Daily Journal: A primer on amicus briefs as a tool to protect individual liberty

July 22, 2020 | By DEBORAH LA FETRA
scotus

As a public interest legal organization, Pacific Legal Foundation litigates in multiple ways: Primarily, we initiate, defend and intervene in lawsuits on behalf of individuals and associations. These lawsuits champion the rights of our clients’ rights, and by extension, all Americans. We file as many as we can. Additionally, PLF files amicus curiae, “friend of the court” or amicus briefs in appellate cases that other attorneys or organizations are litigating. We do this to shift legal thinking and, ultimately, to move the law in the direction of liberty. PLF files dozens of amicus briefs each year in both federal and state courts and often participates as oral advocates those cases. 

These briefs often represent individuals or associations whose rights will be affected in some way by decisions in cases to which they are not parties. Sometimes we represent PLF itself, drawing on our nearly 50 years of experience in certain areas of the law, such as property rights, to provide a liberty-oriented analytical framework to the court. In this way, PLF ensures that courts consider the public interest in an otherwise private dispute. 

A well-crafted amicus brief can influence a court in a variety of ways. 

First, an amicus brief can take a small issue from a complicated case and expand on it. 

Second, an amicus brief can address larger fundamental issues in a narrow case, by providing a statewide or national perspective or showing how a regulation or statute at issue fits within a broader regulatory framework.

Third, an amicus brief can urge change in legal doctrine, presenting the best of the legal literature, examining deficiencies in current doctrine, and suggesting a new or modified approach to an ongoing problem.

Fourth, an amicus brief can demonstrate the real-life impact of the court’s decision, informing the court about the potential breadth of its decision and serving as an impetus to the court to fine-tune its reasoning. 

Amici curiae have shaped judicial decisions in more cases than is commonly realized. In Mapp v. Ohio, the Supreme Court adopted the exclusionary rule as the remedy for unconstitutional searches at the suggestion of an amicus. In Knox v. SEIU, the Supreme Court ruled that public employee unions could not deduct mid-year assessments from employee paychecks for political activities without the affirmative consent of each employee — a position advocated only by PLF as amicus. 

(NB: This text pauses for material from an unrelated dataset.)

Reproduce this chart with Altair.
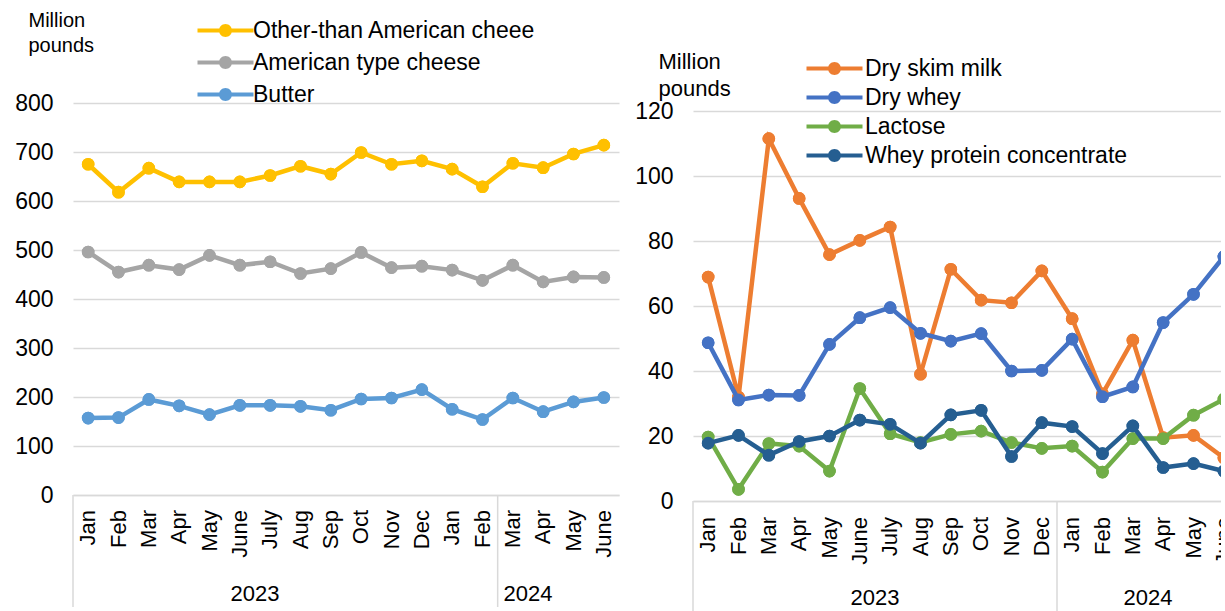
import altair as alt
import pandas as pd

# Shared month axis: Jan 2023 through June 2024
months = ["Jan", "Feb", "Mar", "Apr", "May", "June", "July", "Aug", "Sep", "Oct", "Nov", "Dec",
          "Jan", "Feb", "Mar", "Apr", "May", "June"]
years = ["2023", "2024"]
year_start = [0, 12]
year_end = [11, 17]

# Cheese and butter stocks, million pounds
cheese_names = ["Other-than American cheee", "American type cheese", "Butter"]
cheese_colors = ["#FFC000", "#A5A5A5", "#5B9BD5"]
other_cheese = [675, 618, 667, 639, 639, 639, 652, 671, 655, 699, 675, 682, 665, 629, 677, 668, 696, 714]
american_cheese = [496, 455, 469, 460, 489, 469, 476, 452, 462, 495, 464, 467, 459, 438, 469, 435, 445, 444]
butter = [157, 158, 195, 182, 164, 183, 183, 181, 173, 196, 198, 215, 175, 154, 198, 170, 190, 199]
cheese_dividers = [-0.5, 13.5]

# Dry products, million pounds
dry_names = ["Dry skim milk", "Dry whey", "Lactose", "Whey protein concentrate"]
dry_colors = ["#ED7D31", "#4472C4", "#70AD47", "#255E91"]
dry_skim_milk = [68.9, 32.0, 111.5, 93.1, 75.8, 80.2, 84.3, 39.0, 71.3, 61.8, 61.0, 70.8, 56.1, 33.0, 49.5, 19.5, 20.2, 13.3]
dry_whey = [48.7, 31.1, 32.6, 32.5, 48.2, 56.4, 59.5, 51.6, 49.2, 51.5, 40.0, 40.2, 49.8, 32.1, 35.1, 54.9, 63.6, 75.2]
lactose = [19.7, 3.6, 17.7, 16.9, 9.2, 34.6, 20.7, 18.0, 20.5, 21.5, 18.0, 16.2, 16.9, 8.9, 19.2, 19.2, 26.4, 31.3]
wpc = [17.8, 20.2, 14.1, 18.3, 20.0, 24.9, 23.6, 17.8, 26.5, 27.9, 13.7, 24.1, 22.9, 14.6, 23.1, 10.3, 11.5, 9.2]
dry_dividers = [-0.5, 11.5]

FONT = "Liberation Sans"
GRID = "#D9D9D9"

# legend key: a thick line with a dot in the middle
LEGEND_KEY = ("M-2.8,-0.2H2.8V0.2H-2.8Z "
              "M0.65,0A0.65,0.65 0 1,1 -0.65,0A0.65,0.65 0 1,1 0.65,0Z")


def long_frame(names, series):
    rows = []
    for name, vals in zip(names, series):
        for i, v in enumerate(vals):
            rows.append({"idx": i, "series": name, "value": v})
    return pd.DataFrame(rows)


def panel(names, colors, series, dividers, y_domain, y_ticks, height,
          title_x, title_y, title_size, title_lh, legend_x, legend_y, row_pad,
          label_offset, label_pad, year_dy):
    df = long_frame(names, series)
    x_scale = alt.Scale(domain=[-0.5, 17.5], nice=False, zero=False)
    x = alt.X("idx:Q", scale=x_scale,
              axis=alt.Axis(values=list(range(18)), labels=False, ticks=False, grid=False,
                            domainColor=GRID, domainWidth=1.5, title=None))
    y = alt.Y("value:Q",
              scale=alt.Scale(domain=y_domain, nice=False, zero=True),
              axis=alt.Axis(values=y_ticks, grid=True, gridColor=GRID, gridWidth=1.5,
                            domain=False, ticks=False, labelPadding=20, labelFontSize=23,
                            labelFont=FONT, labelColor="black",
                            title=["Million", "pounds"], titleAngle=0, titleAlign="left",
                            titleBaseline="top", titleX=title_x, titleY=title_y,
                            titleFont=FONT, titleFontSize=title_size,
                            titleFontWeight="normal", titleColor="black",
                            titleLineHeight=title_lh))
    color_scale = alt.Scale(domain=names, range=colors)
    legend = alt.Legend(title=None, orient="none", legendX=legend_x, legendY=legend_y,
                        symbolType=LEGEND_KEY, symbolSize=400, symbolOffset=18,
                        symbolStrokeWidth=0, symbolOpacity=1, labelOffset=label_offset,
                        labelFont=FONT, labelFontSize=23, labelColor="black",
                        labelLimit=500, rowPadding=row_pad, padding=0)
    color = alt.Color("series:N", scale=color_scale, legend=legend)

    base = alt.Chart(df)
    # filled markers first, so the shared legend keys are filled shapes
    layers = [base.mark_point(filled=True, size=160, opacity=1).encode(
        x=x, y=y, color=color)]
    for name in names:
        s = base.transform_filter(alt.datum.series == name)
        layers.append(s.mark_line(strokeWidth=4.5).encode(x=x, y=y, color=color))
        layers.append(s.mark_point(filled=True, size=160, opacity=1).encode(
            x=x, y=y, color=color))

    # month labels under the axis, read bottom to top
    mo_df = pd.DataFrame({"idx": list(range(len(months))), "month": months})
    months_layer = alt.Chart(mo_df).mark_text(
        font=FONT, fontSize=22, color="black", angle=270, align="right",
        baseline="middle").encode(
        x=alt.X("idx:Q", scale=x_scale), y=alt.value(height + label_pad), text="month:N")

    # category group dividers below the axis
    div_df = pd.DataFrame({"pos": dividers})
    dividers_layer = alt.Chart(div_df).mark_rule(color=GRID, strokeWidth=1.5).encode(
        x=alt.X("pos:Q", scale=x_scale), y=alt.value(height), y2=alt.value(height + 112))

    # year labels centred on each calendar year
    yr_df = pd.DataFrame({"year": years,
                          "mid": [(a + b) / 2 for a, b in zip(year_start, year_end)]})
    years_layer = alt.Chart(yr_df).mark_text(font=FONT, fontSize=22, color="black",
                                             baseline="middle").encode(
        x=alt.X("mid:Q", scale=x_scale), y=alt.value(height + year_dy), text="year:N")

    return alt.layer(dividers_layer, months_layer, years_layer, *layers).properties(
        width=546, height=height)


left = panel(cheese_names, cheese_colors, [other_cheese, american_cheese, butter],
             cheese_dividers, [0, 800], list(range(0, 801, 100)), 392,
             title_x=-45, title_y=-93, title_size=20, title_lh=25,
             legend_x=123, legend_y=-84, row_pad=8, label_offset=16,
             label_pad=15, year_dy=99)

right_height = 398
right = panel(dry_names, dry_colors, [dry_skim_milk, dry_whey, lactose, wpc],
              dry_dividers, [0, right_height / 3.25], list(range(0, 121, 20)), right_height,
              title_x=-35, title_y=-52, title_size=22, title_lh=27,
              legend_x=112, legend_y=-46, row_pad=5, label_offset=19,
              label_pad=16, year_dy=97)

# the dry-products panel runs past the right edge, so it is cut off there
chart = alt.hconcat(left, right, spacing=15).resolve_scale(
    color="independent", x="independent", y="independent"
).configure_view(stroke=None).properties(
    padding={"left": 14, "top": 10, "right": -18, "bottom": 0},
    background="white")

chart.save("out.html", embed_options={"renderer": "svg", "actions": False})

Beyond the filing of amicus briefs, PLF has been participating in oral argument more frequently as amicus, particularly in property rights cases. For example, in Chmielewski v. City of St. Pete Beach, the city built a public arts center across the street from the Chmielewski family’s beachfront home. The city put up signs directing the public to their private beach, and cleared a private trail running from the arts center to the beach through their backyard. The family sued when the city refused to stop the public invasion that it had orchestrated. When the case reached the 11th U.S. Circuit Court of Appeals, PLF filed an amicus brief explaining that a city must be held responsible for an unconstitutional taking when it either intends for the public to trespass or when the public’s invasion is the foreseeable result of the city’s actions. PLF attorney Christina Martin argued before the panel. During her argument, one of the judges specifically thanked PLF for our participation in the case and, ultimately, the court’s decision tracked PLF’s arguments from both the brief and oral argument.

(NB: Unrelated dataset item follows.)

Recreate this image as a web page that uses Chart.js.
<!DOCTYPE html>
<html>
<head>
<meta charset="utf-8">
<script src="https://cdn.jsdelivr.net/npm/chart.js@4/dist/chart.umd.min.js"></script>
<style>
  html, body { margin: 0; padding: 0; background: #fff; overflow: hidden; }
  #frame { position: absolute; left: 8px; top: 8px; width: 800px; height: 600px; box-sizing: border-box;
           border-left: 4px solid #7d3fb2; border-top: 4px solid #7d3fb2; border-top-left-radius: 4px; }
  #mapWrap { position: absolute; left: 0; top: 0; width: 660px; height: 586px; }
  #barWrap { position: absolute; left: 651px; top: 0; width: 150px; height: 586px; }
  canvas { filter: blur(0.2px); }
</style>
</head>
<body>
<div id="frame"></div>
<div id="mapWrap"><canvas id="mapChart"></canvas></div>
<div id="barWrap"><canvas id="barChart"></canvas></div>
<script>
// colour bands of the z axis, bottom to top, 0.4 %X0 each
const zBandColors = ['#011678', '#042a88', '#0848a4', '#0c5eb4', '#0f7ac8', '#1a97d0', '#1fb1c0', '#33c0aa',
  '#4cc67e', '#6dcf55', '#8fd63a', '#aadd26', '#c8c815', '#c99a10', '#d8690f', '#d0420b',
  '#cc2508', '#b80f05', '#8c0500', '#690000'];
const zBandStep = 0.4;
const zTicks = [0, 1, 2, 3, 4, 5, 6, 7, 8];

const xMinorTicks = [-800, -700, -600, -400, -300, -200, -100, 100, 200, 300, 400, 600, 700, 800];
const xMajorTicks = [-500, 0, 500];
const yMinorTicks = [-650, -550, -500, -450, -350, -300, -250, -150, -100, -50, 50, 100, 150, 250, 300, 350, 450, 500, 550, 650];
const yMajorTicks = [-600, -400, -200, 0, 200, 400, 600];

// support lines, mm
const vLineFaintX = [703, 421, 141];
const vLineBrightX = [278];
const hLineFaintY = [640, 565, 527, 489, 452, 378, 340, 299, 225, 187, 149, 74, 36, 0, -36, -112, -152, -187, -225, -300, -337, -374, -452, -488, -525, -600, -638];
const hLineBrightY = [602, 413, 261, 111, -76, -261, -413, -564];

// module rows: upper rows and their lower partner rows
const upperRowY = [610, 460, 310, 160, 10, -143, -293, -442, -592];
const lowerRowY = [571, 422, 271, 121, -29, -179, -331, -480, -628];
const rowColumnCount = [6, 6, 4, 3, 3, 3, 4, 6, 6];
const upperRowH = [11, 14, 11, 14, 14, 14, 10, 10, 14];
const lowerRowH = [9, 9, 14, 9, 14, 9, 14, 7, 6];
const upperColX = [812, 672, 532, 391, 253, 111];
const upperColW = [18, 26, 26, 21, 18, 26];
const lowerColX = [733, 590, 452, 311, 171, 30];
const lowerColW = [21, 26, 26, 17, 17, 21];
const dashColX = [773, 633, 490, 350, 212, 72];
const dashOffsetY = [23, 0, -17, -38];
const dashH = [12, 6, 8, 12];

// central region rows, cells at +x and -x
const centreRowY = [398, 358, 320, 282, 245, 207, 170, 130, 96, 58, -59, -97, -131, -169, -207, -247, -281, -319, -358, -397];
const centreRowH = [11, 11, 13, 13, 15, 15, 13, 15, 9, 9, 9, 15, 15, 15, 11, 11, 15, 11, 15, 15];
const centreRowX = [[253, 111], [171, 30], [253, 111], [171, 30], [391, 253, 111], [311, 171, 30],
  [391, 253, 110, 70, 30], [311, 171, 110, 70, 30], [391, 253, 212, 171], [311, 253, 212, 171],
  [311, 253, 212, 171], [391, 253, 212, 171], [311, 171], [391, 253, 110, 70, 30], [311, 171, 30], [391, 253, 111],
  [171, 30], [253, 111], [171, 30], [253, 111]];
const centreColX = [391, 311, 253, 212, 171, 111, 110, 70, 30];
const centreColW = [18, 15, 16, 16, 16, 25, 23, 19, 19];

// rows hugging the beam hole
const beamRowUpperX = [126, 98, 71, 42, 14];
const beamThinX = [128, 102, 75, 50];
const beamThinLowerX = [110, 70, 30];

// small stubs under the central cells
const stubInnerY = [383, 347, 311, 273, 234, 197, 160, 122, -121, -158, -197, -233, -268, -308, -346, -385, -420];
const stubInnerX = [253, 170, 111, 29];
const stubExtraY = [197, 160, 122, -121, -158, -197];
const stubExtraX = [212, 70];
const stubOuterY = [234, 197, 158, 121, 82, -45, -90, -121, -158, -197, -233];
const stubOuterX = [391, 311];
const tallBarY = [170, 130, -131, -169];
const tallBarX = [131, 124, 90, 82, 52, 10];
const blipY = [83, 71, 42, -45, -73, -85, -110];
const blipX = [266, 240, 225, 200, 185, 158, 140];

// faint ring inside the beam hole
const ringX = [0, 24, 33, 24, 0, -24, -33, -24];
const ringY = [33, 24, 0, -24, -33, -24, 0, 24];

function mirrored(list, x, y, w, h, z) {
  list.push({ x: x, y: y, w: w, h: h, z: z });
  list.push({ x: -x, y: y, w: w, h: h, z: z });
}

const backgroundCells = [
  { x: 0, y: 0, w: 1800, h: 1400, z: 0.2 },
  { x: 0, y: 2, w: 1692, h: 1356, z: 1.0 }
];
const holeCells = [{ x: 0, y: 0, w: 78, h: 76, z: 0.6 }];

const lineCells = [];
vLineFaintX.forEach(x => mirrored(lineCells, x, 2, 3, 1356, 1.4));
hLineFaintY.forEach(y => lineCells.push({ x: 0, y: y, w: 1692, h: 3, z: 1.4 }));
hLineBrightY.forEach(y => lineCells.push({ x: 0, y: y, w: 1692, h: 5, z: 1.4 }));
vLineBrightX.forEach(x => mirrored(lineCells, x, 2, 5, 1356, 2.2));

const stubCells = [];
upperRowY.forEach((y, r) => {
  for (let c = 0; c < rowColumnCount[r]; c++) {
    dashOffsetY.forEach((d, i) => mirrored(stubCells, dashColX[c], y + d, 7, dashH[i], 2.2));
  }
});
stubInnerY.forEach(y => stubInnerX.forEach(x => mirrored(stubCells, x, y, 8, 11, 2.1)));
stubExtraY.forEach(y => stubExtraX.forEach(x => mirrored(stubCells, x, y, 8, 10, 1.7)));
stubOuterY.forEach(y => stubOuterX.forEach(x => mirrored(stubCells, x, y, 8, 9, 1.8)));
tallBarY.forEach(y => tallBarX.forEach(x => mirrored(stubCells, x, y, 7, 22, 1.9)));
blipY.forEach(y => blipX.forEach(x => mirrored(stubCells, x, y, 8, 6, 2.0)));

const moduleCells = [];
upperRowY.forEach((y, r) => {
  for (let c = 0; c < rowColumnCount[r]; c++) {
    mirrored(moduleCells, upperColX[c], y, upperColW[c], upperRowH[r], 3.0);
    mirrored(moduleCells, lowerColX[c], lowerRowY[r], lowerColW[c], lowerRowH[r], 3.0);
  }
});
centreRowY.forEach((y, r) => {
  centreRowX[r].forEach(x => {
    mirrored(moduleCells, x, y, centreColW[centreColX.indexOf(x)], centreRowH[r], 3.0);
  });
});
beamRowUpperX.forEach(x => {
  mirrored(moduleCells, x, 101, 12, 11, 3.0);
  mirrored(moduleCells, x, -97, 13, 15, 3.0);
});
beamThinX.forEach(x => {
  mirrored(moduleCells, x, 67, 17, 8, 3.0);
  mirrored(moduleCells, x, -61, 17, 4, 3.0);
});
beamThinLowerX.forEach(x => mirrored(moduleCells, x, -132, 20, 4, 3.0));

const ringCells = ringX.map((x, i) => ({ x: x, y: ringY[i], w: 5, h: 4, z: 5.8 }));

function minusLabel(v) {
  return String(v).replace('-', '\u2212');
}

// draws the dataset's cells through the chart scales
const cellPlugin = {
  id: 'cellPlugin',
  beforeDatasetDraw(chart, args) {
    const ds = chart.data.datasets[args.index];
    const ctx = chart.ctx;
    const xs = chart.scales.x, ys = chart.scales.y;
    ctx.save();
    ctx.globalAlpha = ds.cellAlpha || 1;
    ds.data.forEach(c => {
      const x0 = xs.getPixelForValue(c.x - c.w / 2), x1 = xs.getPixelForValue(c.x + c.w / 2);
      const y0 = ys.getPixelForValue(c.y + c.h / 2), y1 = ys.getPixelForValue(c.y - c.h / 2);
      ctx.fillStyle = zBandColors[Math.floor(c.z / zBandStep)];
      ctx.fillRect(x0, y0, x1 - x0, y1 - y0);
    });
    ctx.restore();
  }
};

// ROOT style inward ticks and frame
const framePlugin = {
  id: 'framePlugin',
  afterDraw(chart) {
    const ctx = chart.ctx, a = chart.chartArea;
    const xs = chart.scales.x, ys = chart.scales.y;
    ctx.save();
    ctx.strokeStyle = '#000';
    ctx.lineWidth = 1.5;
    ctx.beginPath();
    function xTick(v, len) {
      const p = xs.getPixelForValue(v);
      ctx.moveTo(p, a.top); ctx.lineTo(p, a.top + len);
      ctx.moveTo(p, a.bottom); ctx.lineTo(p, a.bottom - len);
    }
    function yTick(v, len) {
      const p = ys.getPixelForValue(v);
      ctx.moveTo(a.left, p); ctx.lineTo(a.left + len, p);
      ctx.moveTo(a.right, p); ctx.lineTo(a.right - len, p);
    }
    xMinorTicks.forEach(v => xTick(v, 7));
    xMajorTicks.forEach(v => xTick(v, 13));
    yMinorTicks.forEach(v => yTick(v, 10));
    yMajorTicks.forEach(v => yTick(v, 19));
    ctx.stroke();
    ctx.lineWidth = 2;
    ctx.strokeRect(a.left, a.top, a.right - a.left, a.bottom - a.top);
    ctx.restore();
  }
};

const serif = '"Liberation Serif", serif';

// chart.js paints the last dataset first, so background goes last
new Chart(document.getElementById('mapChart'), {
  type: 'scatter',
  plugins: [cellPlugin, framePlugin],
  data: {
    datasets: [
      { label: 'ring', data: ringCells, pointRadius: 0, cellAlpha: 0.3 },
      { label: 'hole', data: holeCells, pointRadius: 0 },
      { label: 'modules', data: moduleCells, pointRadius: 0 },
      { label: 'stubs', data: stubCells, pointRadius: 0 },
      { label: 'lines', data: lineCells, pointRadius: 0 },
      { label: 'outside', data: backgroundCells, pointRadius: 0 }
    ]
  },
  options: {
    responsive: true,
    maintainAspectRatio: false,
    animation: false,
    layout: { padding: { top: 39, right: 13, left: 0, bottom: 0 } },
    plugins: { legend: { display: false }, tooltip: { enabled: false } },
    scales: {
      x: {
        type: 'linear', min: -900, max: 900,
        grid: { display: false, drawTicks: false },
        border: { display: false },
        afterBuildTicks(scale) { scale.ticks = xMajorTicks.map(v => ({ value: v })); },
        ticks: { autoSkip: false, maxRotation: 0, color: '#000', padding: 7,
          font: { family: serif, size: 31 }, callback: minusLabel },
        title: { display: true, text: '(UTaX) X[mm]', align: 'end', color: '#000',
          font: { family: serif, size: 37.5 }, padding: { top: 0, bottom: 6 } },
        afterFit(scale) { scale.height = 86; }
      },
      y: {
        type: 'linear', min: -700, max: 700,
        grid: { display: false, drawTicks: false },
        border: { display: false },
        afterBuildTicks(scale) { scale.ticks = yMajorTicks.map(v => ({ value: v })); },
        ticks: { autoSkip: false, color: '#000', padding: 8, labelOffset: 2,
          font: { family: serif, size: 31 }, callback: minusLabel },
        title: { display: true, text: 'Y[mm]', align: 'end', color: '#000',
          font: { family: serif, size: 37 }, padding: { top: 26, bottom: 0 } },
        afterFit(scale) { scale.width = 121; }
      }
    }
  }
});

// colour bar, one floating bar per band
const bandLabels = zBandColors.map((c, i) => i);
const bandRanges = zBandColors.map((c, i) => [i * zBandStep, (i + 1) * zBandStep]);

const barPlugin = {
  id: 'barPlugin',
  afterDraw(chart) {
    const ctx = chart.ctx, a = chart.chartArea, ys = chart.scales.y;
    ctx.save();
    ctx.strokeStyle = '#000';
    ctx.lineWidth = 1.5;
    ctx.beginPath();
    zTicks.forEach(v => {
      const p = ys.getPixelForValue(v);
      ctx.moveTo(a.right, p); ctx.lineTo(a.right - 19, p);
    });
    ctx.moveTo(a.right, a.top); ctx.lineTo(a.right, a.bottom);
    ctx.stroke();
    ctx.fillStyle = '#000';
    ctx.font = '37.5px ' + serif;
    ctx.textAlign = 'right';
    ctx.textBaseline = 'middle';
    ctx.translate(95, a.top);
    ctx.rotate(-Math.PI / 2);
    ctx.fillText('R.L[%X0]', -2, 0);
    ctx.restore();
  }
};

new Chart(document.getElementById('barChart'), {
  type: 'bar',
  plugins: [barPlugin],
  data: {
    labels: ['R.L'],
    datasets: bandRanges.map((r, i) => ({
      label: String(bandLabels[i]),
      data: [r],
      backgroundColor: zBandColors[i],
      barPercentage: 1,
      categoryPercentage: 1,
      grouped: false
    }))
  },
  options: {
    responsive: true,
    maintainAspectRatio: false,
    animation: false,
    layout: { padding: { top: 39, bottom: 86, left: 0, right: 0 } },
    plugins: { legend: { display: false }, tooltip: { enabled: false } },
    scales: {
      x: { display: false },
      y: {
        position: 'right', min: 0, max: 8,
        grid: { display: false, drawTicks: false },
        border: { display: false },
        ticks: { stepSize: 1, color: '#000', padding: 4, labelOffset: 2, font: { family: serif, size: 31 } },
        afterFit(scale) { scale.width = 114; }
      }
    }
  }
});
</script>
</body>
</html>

As part of PLF’s drive to eliminate home equity theft, we recently argued as amicus before the 6th U.S. Circuit Court of Appeals in Freed v. Thomas (pending) that federal courts have jurisdiction to review claims seeking a return of surplus home equity that was taken through tax foreclosure proceedings in Michigan. Later this summer, PLF will advocate as amicus before the Florida Supreme Court arguing that the state must pay just compensation after its destruction of citrus orchards to prevent the spread of a disease that was infecting the trees, and before the Florida Court of Appeals to argue that building permit condition is so unrelated to the proposed development as to violate the takings clause.

By filing amicus briefs, PLF and other public interest groups influence the development of the law, and by participating in oral argument, amici can further underscore the importance of the key constitutional principles advocated in the briefs. Courts’ willingness to hear and consider these voices furthers the cause of justice.